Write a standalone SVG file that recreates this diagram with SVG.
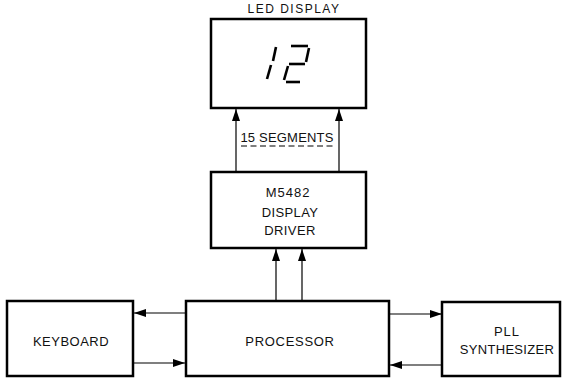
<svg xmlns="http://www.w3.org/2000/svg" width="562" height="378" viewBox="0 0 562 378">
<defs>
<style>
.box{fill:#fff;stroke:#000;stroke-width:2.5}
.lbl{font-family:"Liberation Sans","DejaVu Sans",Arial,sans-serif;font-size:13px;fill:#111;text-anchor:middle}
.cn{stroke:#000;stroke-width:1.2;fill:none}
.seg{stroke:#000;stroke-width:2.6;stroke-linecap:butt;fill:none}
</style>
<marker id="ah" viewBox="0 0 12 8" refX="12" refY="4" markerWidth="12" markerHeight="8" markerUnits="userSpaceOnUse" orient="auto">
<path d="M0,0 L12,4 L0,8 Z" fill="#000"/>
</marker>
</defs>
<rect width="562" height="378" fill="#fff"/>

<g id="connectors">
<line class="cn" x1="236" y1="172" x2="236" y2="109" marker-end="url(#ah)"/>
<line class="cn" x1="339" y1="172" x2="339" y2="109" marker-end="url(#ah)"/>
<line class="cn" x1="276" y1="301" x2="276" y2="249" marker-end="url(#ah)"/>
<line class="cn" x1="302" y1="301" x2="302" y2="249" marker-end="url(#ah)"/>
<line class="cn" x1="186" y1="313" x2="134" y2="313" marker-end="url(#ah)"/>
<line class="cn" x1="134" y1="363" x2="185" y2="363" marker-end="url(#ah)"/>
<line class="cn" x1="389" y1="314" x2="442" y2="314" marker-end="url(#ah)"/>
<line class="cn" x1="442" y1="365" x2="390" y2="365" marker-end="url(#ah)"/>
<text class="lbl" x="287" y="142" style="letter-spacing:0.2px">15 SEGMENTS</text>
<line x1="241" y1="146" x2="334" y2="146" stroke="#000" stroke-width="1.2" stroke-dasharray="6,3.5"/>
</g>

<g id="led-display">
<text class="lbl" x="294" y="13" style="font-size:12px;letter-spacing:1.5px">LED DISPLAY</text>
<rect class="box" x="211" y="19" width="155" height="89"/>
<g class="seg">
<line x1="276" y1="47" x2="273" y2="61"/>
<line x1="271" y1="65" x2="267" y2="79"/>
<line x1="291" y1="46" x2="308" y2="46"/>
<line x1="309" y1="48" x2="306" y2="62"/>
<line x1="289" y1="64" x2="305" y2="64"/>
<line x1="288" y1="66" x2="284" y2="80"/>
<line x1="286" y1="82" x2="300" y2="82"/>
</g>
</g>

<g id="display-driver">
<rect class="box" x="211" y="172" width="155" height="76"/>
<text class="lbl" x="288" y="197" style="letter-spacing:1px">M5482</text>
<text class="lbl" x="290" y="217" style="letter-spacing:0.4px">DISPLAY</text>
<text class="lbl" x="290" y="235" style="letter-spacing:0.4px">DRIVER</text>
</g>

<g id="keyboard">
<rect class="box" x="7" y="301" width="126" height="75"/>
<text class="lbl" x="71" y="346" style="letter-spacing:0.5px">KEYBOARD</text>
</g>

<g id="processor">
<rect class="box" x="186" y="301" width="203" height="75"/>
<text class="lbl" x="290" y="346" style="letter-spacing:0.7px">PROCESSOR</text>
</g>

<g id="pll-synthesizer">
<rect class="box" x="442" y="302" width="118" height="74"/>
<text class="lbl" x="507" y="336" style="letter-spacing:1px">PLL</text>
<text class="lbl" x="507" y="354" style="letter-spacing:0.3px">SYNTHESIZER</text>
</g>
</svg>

[Directions] Leave the pictures out, and print every line of the listing exactly as written.

[Exercise result]
Write a standalone SVG file that recreates this diagram with SVG.
<svg xmlns="http://www.w3.org/2000/svg" width="562" height="378" viewBox="0 0 562 378">
<defs>
<style>
.box{fill:#fff;stroke:#000;stroke-width:2.5}
.lbl{font-family:"Liberation Sans","DejaVu Sans",Arial,sans-serif;font-size:13px;fill:#111;text-anchor:middle}
.cn{stroke:#000;stroke-width:1.2;fill:none}
.seg{stroke:#000;stroke-width:2.6;stroke-linecap:butt;fill:none}
</style>
<marker id="ah" viewBox="0 0 12 8" refX="12" refY="4" markerWidth="12" markerHeight="8" markerUnits="userSpaceOnUse" orient="auto">
<path d="M0,0 L12,4 L0,8 Z" fill="#000"/>
</marker>
</defs>
<rect width="562" height="378" fill="#fff"/>

<g id="connectors">
<line class="cn" x1="236" y1="172" x2="236" y2="109" marker-end="url(#ah)"/>
<line class="cn" x1="339" y1="172" x2="339" y2="109" marker-end="url(#ah)"/>
<line class="cn" x1="276" y1="301" x2="276" y2="249" marker-end="url(#ah)"/>
<line class="cn" x1="302" y1="301" x2="302" y2="249" marker-end="url(#ah)"/>
<line class="cn" x1="186" y1="313" x2="134" y2="313" marker-end="url(#ah)"/>
<line class="cn" x1="134" y1="363" x2="185" y2="363" marker-end="url(#ah)"/>
<line class="cn" x1="389" y1="314" x2="442" y2="314" marker-end="url(#ah)"/>
<line class="cn" x1="442" y1="365" x2="390" y2="365" marker-end="url(#ah)"/>
<text class="lbl" x="287" y="142" style="letter-spacing:0.2px">15 SEGMENTS</text>
<line x1="241" y1="146" x2="334" y2="146" stroke="#000" stroke-width="1.2" stroke-dasharray="6,3.5"/>
</g>

<g id="led-display">
<text class="lbl" x="294" y="13" style="font-size:12px;letter-spacing:1.5px">LED DISPLAY</text>
<rect class="box" x="211" y="19" width="155" height="89"/>
<g class="seg">
<line x1="276" y1="47" x2="273" y2="61"/>
<line x1="271" y1="65" x2="267" y2="79"/>
<line x1="291" y1="46" x2="308" y2="46"/>
<line x1="309" y1="48" x2="306" y2="62"/>
<line x1="289" y1="64" x2="305" y2="64"/>
<line x1="288" y1="66" x2="284" y2="80"/>
<line x1="286" y1="82" x2="300" y2="82"/>
</g>
</g>

<g id="display-driver">
<rect class="box" x="211" y="172" width="155" height="76"/>
<text class="lbl" x="288" y="197" style="letter-spacing:1px">M5482</text>
<text class="lbl" x="290" y="217" style="letter-spacing:0.4px">DISPLAY</text>
<text class="lbl" x="290" y="235" style="letter-spacing:0.4px">DRIVER</text>
</g>

<g id="keyboard">
<rect class="box" x="7" y="301" width="126" height="75"/>
<text class="lbl" x="71" y="346" style="letter-spacing:0.5px">KEYBOARD</text>
</g>

<g id="processor">
<rect class="box" x="186" y="301" width="203" height="75"/>
<text class="lbl" x="290" y="346" style="letter-spacing:0.7px">PROCESSOR</text>
</g>

<g id="pll-synthesizer">
<rect class="box" x="442" y="302" width="118" height="74"/>
<text class="lbl" x="507" y="336" style="letter-spacing:1px">PLL</text>
<text class="lbl" x="507" y="354" style="letter-spacing:0.3px">SYNTHESIZER</text>
</g>
</svg>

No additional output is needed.